(Charts and diagrams as code)

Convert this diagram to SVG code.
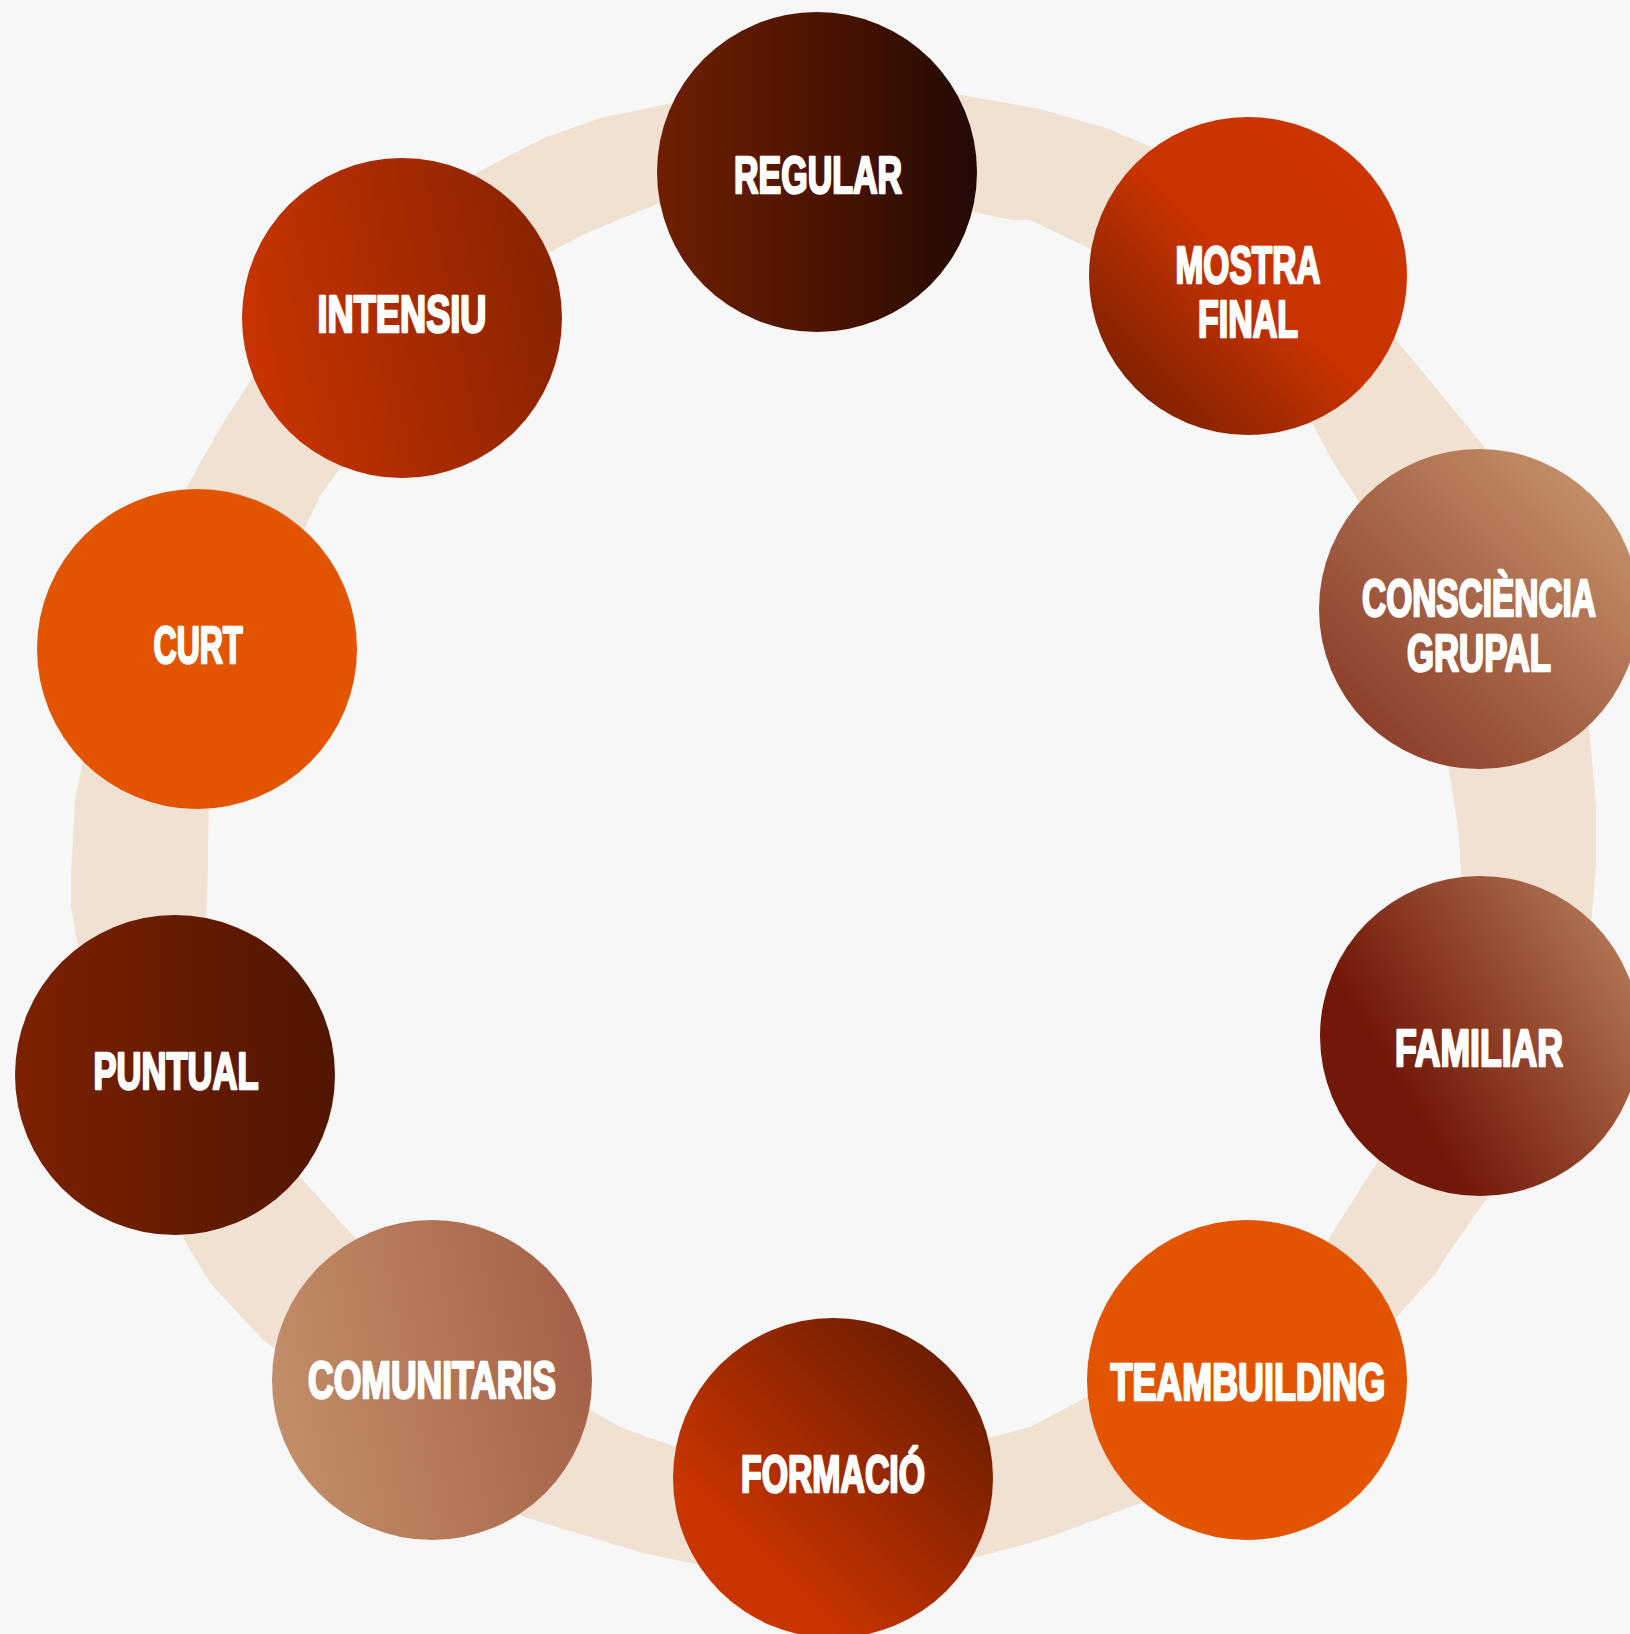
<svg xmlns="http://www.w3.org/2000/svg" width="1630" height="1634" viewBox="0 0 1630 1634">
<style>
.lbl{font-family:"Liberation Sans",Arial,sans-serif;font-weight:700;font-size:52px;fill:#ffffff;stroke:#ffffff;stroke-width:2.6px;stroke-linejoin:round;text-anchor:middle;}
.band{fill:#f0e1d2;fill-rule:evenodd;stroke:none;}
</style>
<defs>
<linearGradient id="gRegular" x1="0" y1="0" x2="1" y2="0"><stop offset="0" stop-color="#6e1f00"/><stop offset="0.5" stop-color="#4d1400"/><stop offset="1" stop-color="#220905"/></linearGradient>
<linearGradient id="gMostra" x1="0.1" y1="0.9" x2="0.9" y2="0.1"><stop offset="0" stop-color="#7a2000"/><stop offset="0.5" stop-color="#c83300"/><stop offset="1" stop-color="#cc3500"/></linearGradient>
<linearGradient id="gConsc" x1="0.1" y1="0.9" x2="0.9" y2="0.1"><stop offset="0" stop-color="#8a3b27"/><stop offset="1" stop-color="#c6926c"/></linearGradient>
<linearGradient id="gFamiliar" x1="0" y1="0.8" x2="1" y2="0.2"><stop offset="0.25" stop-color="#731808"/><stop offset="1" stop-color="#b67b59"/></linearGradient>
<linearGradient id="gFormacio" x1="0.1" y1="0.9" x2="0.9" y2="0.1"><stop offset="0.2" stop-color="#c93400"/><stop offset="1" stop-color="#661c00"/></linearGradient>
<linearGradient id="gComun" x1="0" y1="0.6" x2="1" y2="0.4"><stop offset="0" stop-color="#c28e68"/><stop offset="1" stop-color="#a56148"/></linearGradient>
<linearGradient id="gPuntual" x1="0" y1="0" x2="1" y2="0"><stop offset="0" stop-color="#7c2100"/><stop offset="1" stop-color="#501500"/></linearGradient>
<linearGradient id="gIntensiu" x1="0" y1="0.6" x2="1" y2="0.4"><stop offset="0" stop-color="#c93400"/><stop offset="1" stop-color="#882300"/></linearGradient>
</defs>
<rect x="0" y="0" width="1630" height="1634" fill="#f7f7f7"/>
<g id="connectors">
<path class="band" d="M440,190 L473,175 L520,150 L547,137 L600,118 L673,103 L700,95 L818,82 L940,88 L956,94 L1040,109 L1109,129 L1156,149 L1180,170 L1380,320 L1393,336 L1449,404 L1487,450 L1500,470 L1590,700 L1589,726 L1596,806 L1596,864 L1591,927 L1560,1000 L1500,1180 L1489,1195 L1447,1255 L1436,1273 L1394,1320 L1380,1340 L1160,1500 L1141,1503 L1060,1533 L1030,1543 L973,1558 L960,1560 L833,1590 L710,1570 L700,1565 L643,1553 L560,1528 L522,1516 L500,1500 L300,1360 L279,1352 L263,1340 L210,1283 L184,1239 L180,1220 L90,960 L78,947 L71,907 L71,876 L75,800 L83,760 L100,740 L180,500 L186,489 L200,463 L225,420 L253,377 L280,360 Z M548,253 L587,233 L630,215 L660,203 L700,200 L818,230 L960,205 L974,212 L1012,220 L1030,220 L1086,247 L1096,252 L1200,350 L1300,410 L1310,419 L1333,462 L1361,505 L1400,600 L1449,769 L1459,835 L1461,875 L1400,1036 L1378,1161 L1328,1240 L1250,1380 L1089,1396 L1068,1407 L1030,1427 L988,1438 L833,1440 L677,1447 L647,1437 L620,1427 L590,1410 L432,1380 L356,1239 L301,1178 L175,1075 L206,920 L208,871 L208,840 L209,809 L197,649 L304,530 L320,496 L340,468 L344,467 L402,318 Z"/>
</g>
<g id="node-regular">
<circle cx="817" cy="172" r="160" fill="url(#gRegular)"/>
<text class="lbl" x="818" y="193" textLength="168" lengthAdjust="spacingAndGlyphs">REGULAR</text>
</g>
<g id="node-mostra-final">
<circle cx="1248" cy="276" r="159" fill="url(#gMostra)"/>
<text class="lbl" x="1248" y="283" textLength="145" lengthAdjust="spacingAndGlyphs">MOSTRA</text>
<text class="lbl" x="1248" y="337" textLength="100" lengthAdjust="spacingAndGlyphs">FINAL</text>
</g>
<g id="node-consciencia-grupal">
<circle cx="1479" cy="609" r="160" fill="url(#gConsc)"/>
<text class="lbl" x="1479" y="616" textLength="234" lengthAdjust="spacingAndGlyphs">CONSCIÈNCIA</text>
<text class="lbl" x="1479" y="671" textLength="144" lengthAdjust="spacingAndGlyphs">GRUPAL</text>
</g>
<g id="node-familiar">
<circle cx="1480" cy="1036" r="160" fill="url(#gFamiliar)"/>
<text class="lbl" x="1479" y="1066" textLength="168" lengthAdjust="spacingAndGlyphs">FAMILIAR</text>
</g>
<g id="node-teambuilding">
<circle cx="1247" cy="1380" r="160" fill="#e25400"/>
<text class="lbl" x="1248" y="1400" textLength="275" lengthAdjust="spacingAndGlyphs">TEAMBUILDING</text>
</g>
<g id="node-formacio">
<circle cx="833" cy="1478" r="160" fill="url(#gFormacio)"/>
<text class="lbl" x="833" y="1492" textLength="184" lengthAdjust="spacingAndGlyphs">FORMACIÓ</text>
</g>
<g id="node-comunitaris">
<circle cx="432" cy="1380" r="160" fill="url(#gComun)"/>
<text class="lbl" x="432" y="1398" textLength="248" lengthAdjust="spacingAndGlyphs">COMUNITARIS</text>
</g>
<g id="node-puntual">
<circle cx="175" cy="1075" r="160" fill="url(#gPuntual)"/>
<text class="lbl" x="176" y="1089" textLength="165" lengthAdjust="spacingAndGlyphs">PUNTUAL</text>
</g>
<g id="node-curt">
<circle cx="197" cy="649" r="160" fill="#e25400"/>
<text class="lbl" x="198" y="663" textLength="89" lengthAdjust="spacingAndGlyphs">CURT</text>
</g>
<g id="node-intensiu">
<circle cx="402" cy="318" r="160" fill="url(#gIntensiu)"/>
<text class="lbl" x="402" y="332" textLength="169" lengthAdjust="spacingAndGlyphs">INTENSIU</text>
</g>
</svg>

==

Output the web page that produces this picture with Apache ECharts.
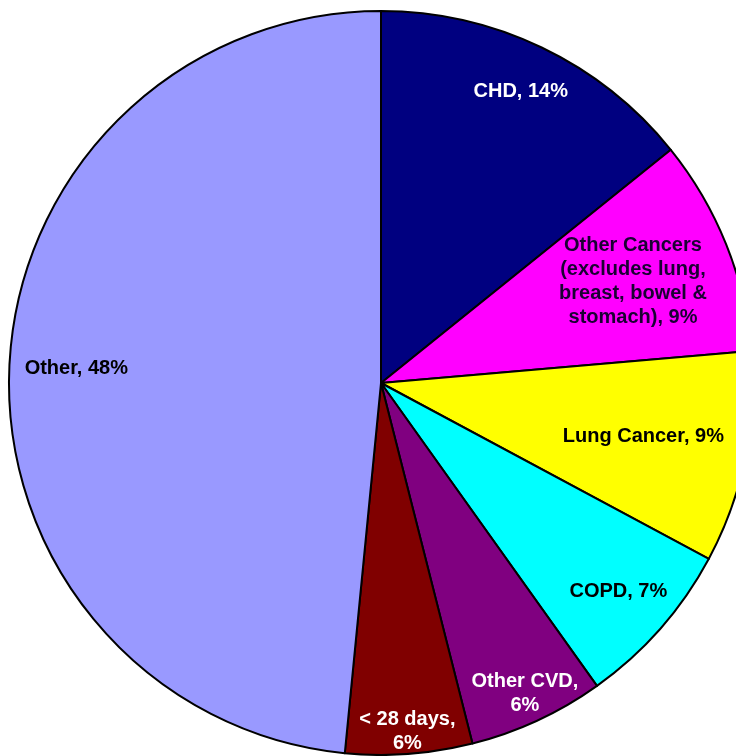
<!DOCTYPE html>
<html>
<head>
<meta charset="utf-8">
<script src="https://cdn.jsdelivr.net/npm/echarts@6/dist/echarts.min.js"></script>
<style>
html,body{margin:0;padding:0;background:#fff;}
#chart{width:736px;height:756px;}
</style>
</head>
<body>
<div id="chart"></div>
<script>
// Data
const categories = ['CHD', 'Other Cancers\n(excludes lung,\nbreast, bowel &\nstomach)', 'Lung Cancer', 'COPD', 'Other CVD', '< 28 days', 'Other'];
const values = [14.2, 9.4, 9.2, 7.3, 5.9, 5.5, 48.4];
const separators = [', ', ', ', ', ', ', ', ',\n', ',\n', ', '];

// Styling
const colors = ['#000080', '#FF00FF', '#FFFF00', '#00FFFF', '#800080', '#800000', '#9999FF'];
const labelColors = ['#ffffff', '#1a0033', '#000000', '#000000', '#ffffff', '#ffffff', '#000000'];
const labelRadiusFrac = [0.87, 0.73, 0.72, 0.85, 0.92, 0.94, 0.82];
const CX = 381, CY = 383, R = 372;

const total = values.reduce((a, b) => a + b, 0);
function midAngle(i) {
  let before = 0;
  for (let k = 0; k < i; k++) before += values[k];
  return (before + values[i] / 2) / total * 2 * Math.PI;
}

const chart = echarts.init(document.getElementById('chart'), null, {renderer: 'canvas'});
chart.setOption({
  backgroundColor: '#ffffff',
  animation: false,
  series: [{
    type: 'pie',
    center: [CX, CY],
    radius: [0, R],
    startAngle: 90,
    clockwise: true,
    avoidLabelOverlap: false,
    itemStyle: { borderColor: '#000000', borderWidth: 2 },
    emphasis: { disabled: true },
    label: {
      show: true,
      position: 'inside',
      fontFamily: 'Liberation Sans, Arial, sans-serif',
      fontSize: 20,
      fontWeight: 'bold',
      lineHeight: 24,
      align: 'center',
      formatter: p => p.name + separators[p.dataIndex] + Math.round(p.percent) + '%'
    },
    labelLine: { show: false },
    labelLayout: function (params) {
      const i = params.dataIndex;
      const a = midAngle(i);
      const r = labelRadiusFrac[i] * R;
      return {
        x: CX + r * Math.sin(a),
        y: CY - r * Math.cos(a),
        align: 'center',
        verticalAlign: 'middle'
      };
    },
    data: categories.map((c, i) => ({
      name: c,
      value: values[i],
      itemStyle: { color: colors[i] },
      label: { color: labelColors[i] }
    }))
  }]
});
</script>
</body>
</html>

- **PROBLEM**
Write out every line of the data that holds the word "this".

- **WRITTEN REPLY**
Convert this diagram to SVG code.
Output the web page that produces this picture with Apache ECharts.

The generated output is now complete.